Finding Purpose In The Stars
But then something happened. As Steltzner tells it, he was on his way home from playing music at a club one night when he became fascinated with the stars, especially the constellation of Orion.
"The fact that it was in a different place in the sky at night when I returned home from playing a gig, than it had been when I'd driven out to the gig," he said. "And I had only some vague recollection from my high school time that something was moving with respect to something else, but that was it."
As crazy as it sounds, that experience was enough to motivate him to take a physics course at the local community college. That did it. He was hooked.
The fog of sex, drugs, and rock and roll lifted. He had to know all about the laws that govern the universe. The rocker wound up with a doctoral degree in engineering physics.
"I was totally turned on by this idea of understanding my world," Steltzner said. "Engineering gave me an opportunity to be gainfully employed [and] really understanding my world with these laws and equations that governed it."
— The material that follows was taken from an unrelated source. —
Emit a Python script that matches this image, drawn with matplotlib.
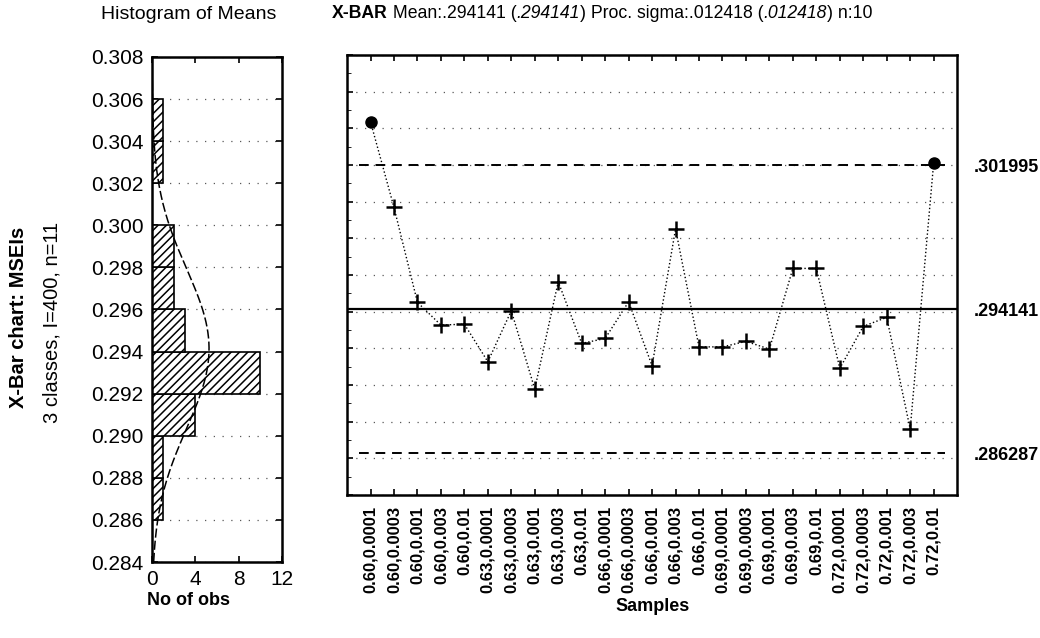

Finding Purpose in Life through Information
Earlier this week, on my new office door in the school library, I posted two signs. One says, "Libraries are in the curiosity business." The other says, "Curiosity and creativity are cousins." As I looked for ways to describe my library vision to my students, the word "curiosity" has come up again and again. I realize that, no matter what lights a spark for a person, it is that person's curiosity about the subject that will propel them to learn more about it. 
I asked a teen who was helping me shelve books this week what his areas of interest are. He told me that he likes working with motors. I told him about my husband who recently took apart bits of his motorcycle and rebuilt it. I told him about the plane that he is building. He began asking questions. He was curious. I was working to make the connections between bits of information that he might be able to use to better understand and appreciate his world. I am prepared to help him find books on the subject during the school year should the opportunity arise.
The idea of finding a subject that would "motivate" a rocker to become an engineer and that would "hook" him, has inspired me. How do I get across the idea that information is fun? How do I motivate teens and help them realize that research can be a key to finding purpose in life? Maybe as an information specialist I am not motivated to take apart an engine, but I am excited by someone else's excitement about it. I am excited about finding the information that will help someone succeed. I am excited about connecting a person to the information that helps one better understand himself and his world in any productive way that is possible. 
With expertise in archives, my understanding of my world is usually guided in some way by my interest in primary sources. How do people leave their marks on society? How do we share our thoughts and ideas? How do others use our thoughts and ideas? What do we learn from one another? How do we pass on our knowledge and the culture that we develop from it? How does material culture reflect our attempts to understand who why are and why we are here? How have others helped mold my world? What have earlier communities set up for me so that I can make my own mark on society?
I am fascinated about how we each "understand" our place differently. Yet, sense of place, sense of purpose, and sense of self can be found in any study of culture, science, arts, or mathematics... Despite the diversity of information, it is all is connected. "Understanding my world" involves finding a pursuit that leads one down a path guided by curiosity.